* [Short problem]: Extract the run of lines that starts at the top of the records below and ends at the line with "(sideB) at (856,36)", keeping both ends and excluding pictures.

* [Records supplied]:
========================================================================

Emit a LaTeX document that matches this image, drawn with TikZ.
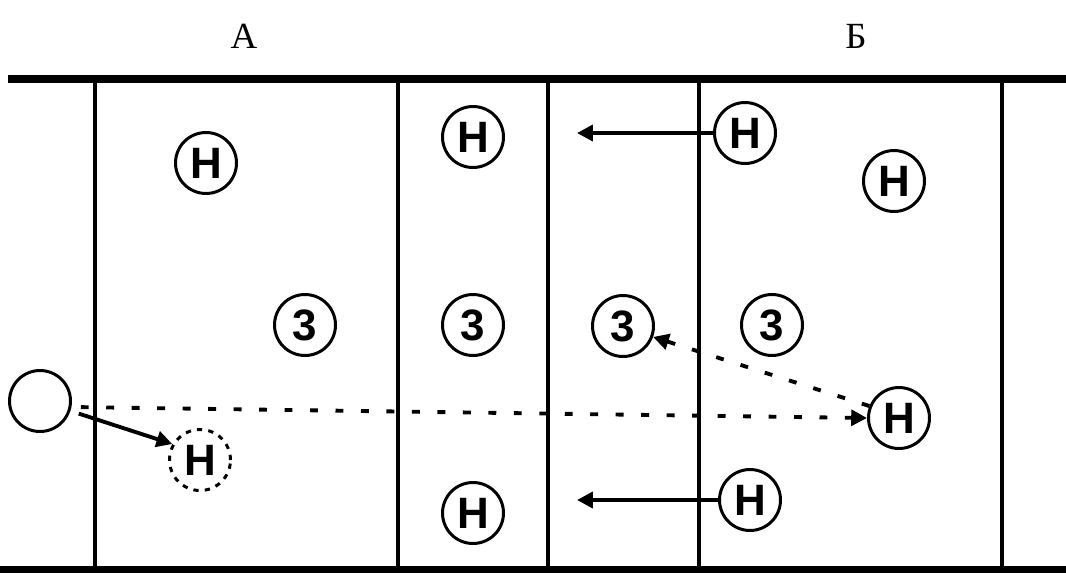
\documentclass[tikz,border=0pt]{standalone}
\usepackage{fontspec}
\setmainfont{Liberation Serif}
\newfontfamily\playerfont{Liberation Sans}
\usetikzlibrary{arrows.meta}
\begin{document}
\begin{tikzpicture}[
    x=0.02cm, y=-0.02cm,
    player/.style={circle, draw, line width=1.7pt, minimum size=1.22cm, inner sep=0pt, font=\playerfont\bfseries\fontsize{25}{25}\selectfont},
    ghost/.style={player, dashed, dash pattern=on 3pt off 3.5pt},
    zone/.style={line width=2.8pt},
    edge/.style={line width=4pt},
    move/.style={line width=2.2pt, -{Triangle[length=9pt, width=9pt]}},
    pass/.style={move, dash pattern=on 4.5pt off 10pt},
    sidelabel/.style={font=\fontsize{21}{21}\selectfont}
]
    \useasboundingbox (0,0) rectangle (1066,572);

    % court lines
    \draw[edge] (8,79) -- (1066,79);
    \draw[edge] (0,570) -- (1066,570);
    \foreach \x in {95,398,548,699,1002} {
        \draw[zone] (\x,79) -- (\x,572);
    }

    % sides
    \node[sidelabel] (sideA) at (244,36) {А};
    \node[sidelabel] (sideB) at (856,36) {Б};

    % players of side A
    \node[player] (hA1) at (206,163) {H};
    \node[player] (zA1) at (305,325) {3};
    \node[player] (hA2) at (473,137) {H};
    \node[player] (zA2) at (473,325) {3};
    \node[player] (hA3) at (473,513) {H};
    \node[ghost]  (hA4) at (200,460) {H};
    \node[player] (ball) at (40,401) {};

    % players of side B
    \node[player] (zB1) at (623,326) {3};
    \node[player] (zB2) at (772,325) {3};
    \node[player] (hB1) at (745,133) {H};
    \node[player] (hB2) at (750,500) {H};
    \node[player] (hB3) at (894,181) {H};
    \node[player] (hB4) at (899,418) {H};

    % runs and passes
    \coordinate (runB1) at (577,133);
    \coordinate (runB2) at (577,500);
    \draw[move] (hB1) -- (runB1);
    \draw[move] (hB2) -- (runB2);
    \draw[move, shorten <=5pt] (ball.-18) -- (hA4.150);
    \draw[pass, shorten <=5pt] (ball.east |- 0,407) -- (hB4.west);
    \draw[pass] (hB4.158) -- (zB1.-20);
\end{tikzpicture}
\end{document}
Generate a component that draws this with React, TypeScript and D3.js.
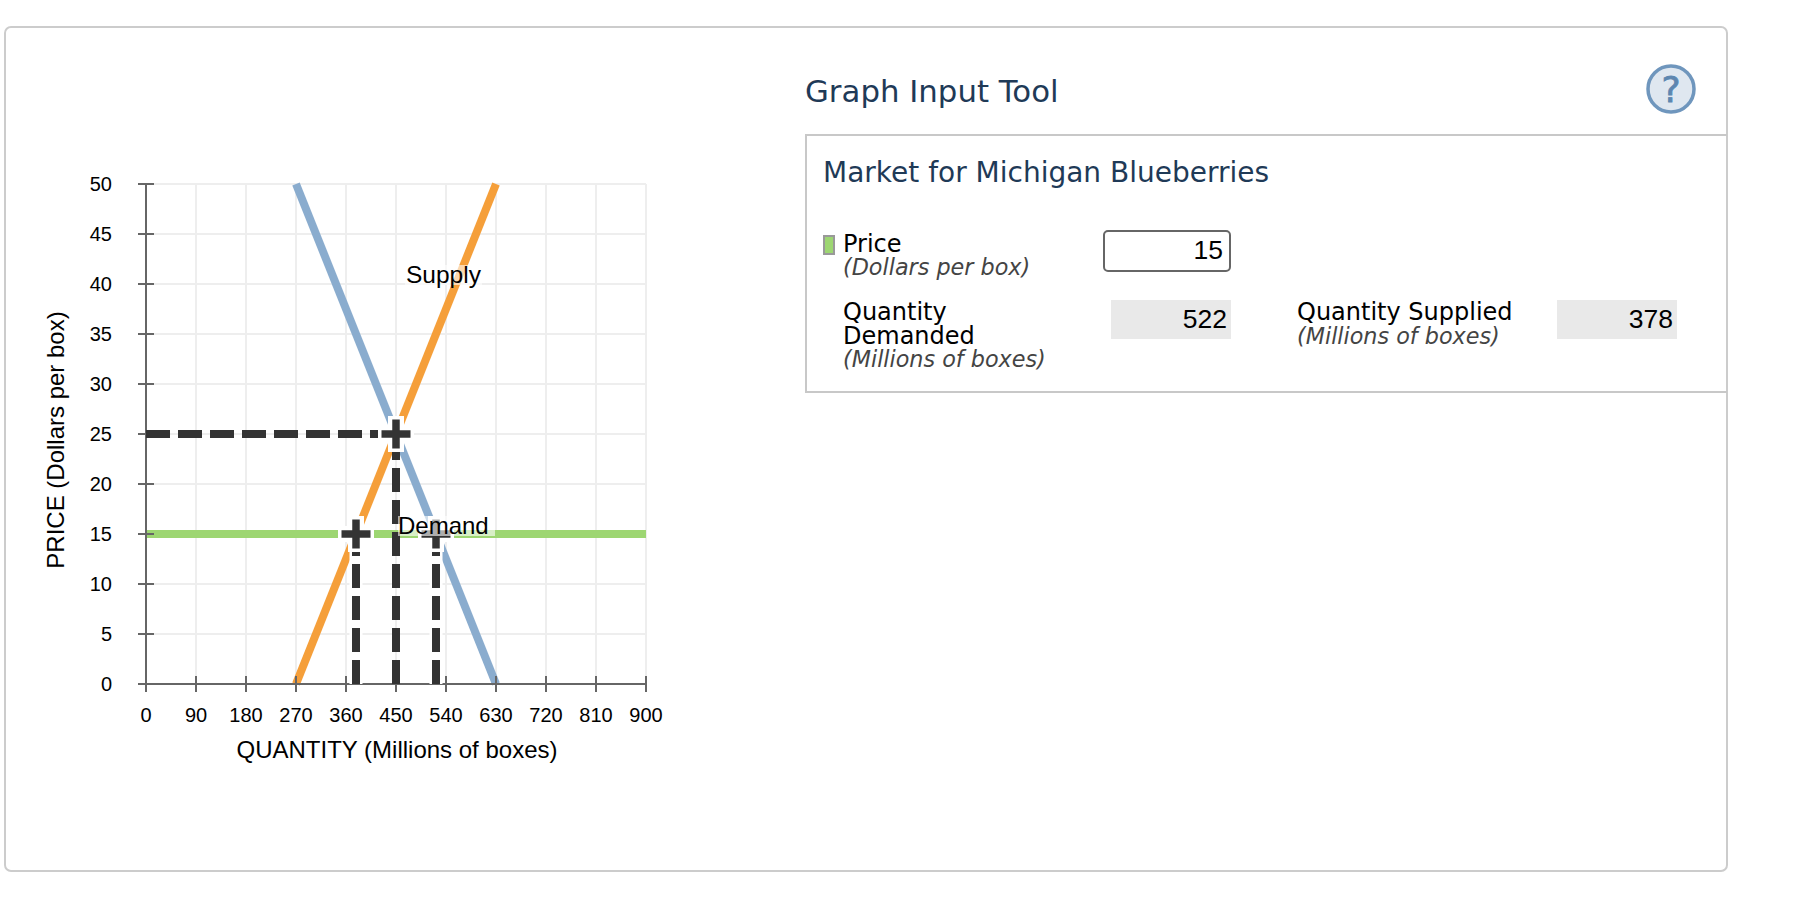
import React from "react";
import * as d3 from "d3";

const quantityTicks = [0, 90, 180, 270, 360, 450, 540, 630, 720, 810, 900];
const priceTicks = [0, 5, 10, 15, 20, 25, 30, 35, 40, 45, 50];
const supplyLine: [number, number][] = [[270, 0], [630, 50]];
const demandLine: [number, number][] = [[270, 50], [630, 0]];
const selectedPrice = 15;
const equilibrium: [number, number] = [450, 25];
const quantityDemanded = 522;
const quantitySupplied = 378;

const x = d3.scaleLinear().domain([0, 900]).range([146, 646]);
const y = d3.scaleLinear().domain([0, 50]).range([684, 184]);
const line = d3.line<[number, number]>().x((d) => x(d[0])).y((d) => y(d[1]));

const SANS = "'Liberation Sans', Arial, sans-serif";
const VERD = "'DejaVu Sans', Verdana, sans-serif";
const NAVY = "#1f3a57";
const DARK = "#333333";

function Cross({ q, p }: { q: number; p: number }) {
  const cx = x(q), cy = y(p);
  return (
    <g>
      <rect x={cx - 8} y={cy - 18} width={16} height={36} fill="#fff" />
      <rect x={cx - 18} y={cy - 8} width={36} height={16} fill="#fff" />
      <path d={`M${cx - 14.5},${cy}H${cx + 14.5}M${cx},${cy - 14.5}V${cy + 14.5}`} stroke={DARK} strokeWidth={7.5} fill="none" />
    </g>
  );
}

function Drop({ q, p, halo }: { q: number; p: number; halo: boolean }) {
  const d = `M${x(q)},${y(0)}V${y(p)}`;
  return (
    <g>
      {halo && <path d={d} stroke="#fff" strokeWidth={13} fill="none" />}
      <path d={d} stroke={DARK} strokeWidth={8} strokeDasharray="24 8" fill="none" />
    </g>
  );
}

export default function App() {
  return (
    <svg width={1808} height={898} style={{ position: "absolute", left: 0, top: 0 }}>
      <rect x={5} y={27} width={1722} height={844} rx={6} fill="#fff" stroke="#cccccc" strokeWidth={2} />

      {quantityTicks.map((t) => (
        <line key={t} x1={x(t)} x2={x(t)} y1={y(50)} y2={y(0)} stroke="#eeeeee" strokeWidth={2} />
      ))}
      {priceTicks.map((t) => (
        <line key={t} x1={x(0)} x2={x(900)} y1={y(t)} y2={y(t)} stroke="#eeeeee" strokeWidth={2} />
      ))}

      <path d={line(demandLine)!} stroke="#8aacce" strokeWidth={8} fill="none" />
      <path d={line(supplyLine)!} stroke="#f59f3a" strokeWidth={8} fill="none" />

      <path d={`M${x(0)},${y(selectedPrice)}H${x(900)}`} stroke="#9dd672" strokeWidth={8} fill="none" />

      <line x1={x(0)} x2={x(900)} y1={y(0)} y2={y(0)} stroke="#666666" strokeWidth={2} />
      <line x1={x(0)} x2={x(0)} y1={y(0)} y2={y(50)} stroke="#666666" strokeWidth={2} />
      {quantityTicks.map((t) => (
        <g key={t}>
          <line x1={x(t)} x2={x(t)} y1={y(0) - 8} y2={y(0) + 8} stroke="#666666" strokeWidth={2} />
          <text x={x(t)} y={722} textAnchor="middle" fontFamily={SANS} fontSize={20} fill="#000">{t}</text>
        </g>
      ))}
      {priceTicks.map((t) => (
        <g key={t}>
          <line x1={x(0) - 8} x2={x(0) + 8} y1={y(t)} y2={y(t)} stroke="#666666" strokeWidth={2} />
          <text x={112} y={y(t) + 7} textAnchor="end" fontFamily={SANS} fontSize={20} fill="#000">{t}</text>
        </g>
      ))}

      <text x={397} y={758} textAnchor="middle" fontFamily={SANS} fontSize={24} fill="#000">QUANTITY (Millions of boxes)</text>
      <text transform="translate(64,440) rotate(-90)" textAnchor="middle" fontFamily={SANS} fontSize={24} fill="#000">PRICE (Dollars per box)</text>

      <Drop q={quantityDemanded} p={selectedPrice} halo />
      <Drop q={quantitySupplied} p={selectedPrice} halo />
      <Drop q={equilibrium[0]} p={equilibrium[1]} halo={false} />
      <path d={`M${x(0)},${y(equilibrium[1])}H${x(equilibrium[0])}`} stroke={DARK} strokeWidth={8} strokeDasharray="24 8" fill="none" />
      <Cross q={quantitySupplied} p={selectedPrice} />
      <Cross q={quantityDemanded} p={selectedPrice} />
      <Cross q={equilibrium[0]} p={equilibrium[1]} />

      <rect x={405} y={265} width={77} height={20} fill="#fff" fillOpacity={0.6} />
      <text x={406} y={283} fontFamily={SANS} fontSize={24.5} fill="#000">Supply</text>
      <rect x={398} y={516} width={97} height={20} fill="#fff" fillOpacity={0.6} />
      <text x={398} y={534} fontFamily={SANS} fontSize={24} fill="#000">Demand</text>

      <text x={805} y={102} fontFamily={VERD} fontSize={30.8} fill={NAVY}>Graph Input Tool</text>
      <circle cx={1671} cy={89} r={23} fill="#dfe7f0" stroke="#6f96bd" strokeWidth={3.5} />
      <text x={1671} y={102} textAnchor="middle" fontFamily={VERD} fontSize={36} fill="#5d86b0" stroke="#5d86b0" strokeWidth={0.8}>?</text>

      <path d="M1727,135H806V392H1727" fill="none" stroke="#c8c8c8" strokeWidth={2} />
      <text x={823} y={182} fontFamily={VERD} fontSize={28} fill={NAVY}>Market for Michigan Blueberries</text>

      <rect x={824} y={236} width={10} height={18} fill="#9dd672" stroke="#999999" strokeWidth={2} />
      <text x={843} y={252} fontFamily={VERD} fontSize={24} fill="#000">Price</text>
      <text x={843} y={275} fontFamily={VERD} fontSize={22.3} fontStyle="italic" fill="#444">(Dollars per box)</text>
      <rect x={1104} y={231} width={126} height={40} rx={4} fill="#fff" stroke="#666666" strokeWidth={2} />
      <text x={1223} y={259} textAnchor="end" fontFamily={SANS} fontSize={26.5} fill="#000">{selectedPrice}</text>

      <text x={843} y={320} fontFamily={VERD} fontSize={24} fill="#000">Quantity</text>
      <text x={843} y={344} fontFamily={VERD} fontSize={24} fill="#000">Demanded</text>
      <text x={843} y={367} fontFamily={VERD} fontSize={22.3} fontStyle="italic" fill="#444">(Millions of boxes)</text>
      <rect x={1111} y={300} width={120} height={39} fill="#e9e9e9" />
      <text x={1227} y={328} textAnchor="end" fontFamily={SANS} fontSize={26.5} fill="#000">{quantityDemanded}</text>

      <text x={1297} y={320} fontFamily={VERD} fontSize={24} fill="#000">Quantity Supplied</text>
      <text x={1297} y={344} fontFamily={VERD} fontSize={22.3} fontStyle="italic" fill="#444">(Millions of boxes)</text>
      <rect x={1557} y={300} width={120} height={39} fill="#e9e9e9" />
      <text x={1673} y={328} textAnchor="end" fontFamily={SANS} fontSize={26.5} fill="#000">{quantitySupplied}</text>
    </svg>
  );
}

========================================================================

* [Exercise solution]:
Emit a LaTeX document that matches this image, drawn with TikZ.
\documentclass[tikz,border=0pt]{standalone}
\usepackage{fontspec}
\setmainfont{Liberation Serif}
\newfontfamily\playerfont{Liberation Sans}
\usetikzlibrary{arrows.meta}
\begin{document}
\begin{tikzpicture}[
    x=0.02cm, y=-0.02cm,
    player/.style={circle, draw, line width=1.7pt, minimum size=1.22cm, inner sep=0pt, font=\playerfont\bfseries\fontsize{25}{25}\selectfont},
    ghost/.style={player, dashed, dash pattern=on 3pt off 3.5pt},
    zone/.style={line width=2.8pt},
    edge/.style={line width=4pt},
    move/.style={line width=2.2pt, -{Triangle[length=9pt, width=9pt]}},
    pass/.style={move, dash pattern=on 4.5pt off 10pt},
    sidelabel/.style={font=\fontsize{21}{21}\selectfont}
]
    \useasboundingbox (0,0) rectangle (1066,572);

    % court lines
    \draw[edge] (8,79) -- (1066,79);
    \draw[edge] (0,570) -- (1066,570);
    \foreach \x in {95,398,548,699,1002} {
        \draw[zone] (\x,79) -- (\x,572);
    }

    % sides
    \node[sidelabel] (sideA) at (244,36) {А};
    \node[sidelabel] (sideB) at (856,36) {Б};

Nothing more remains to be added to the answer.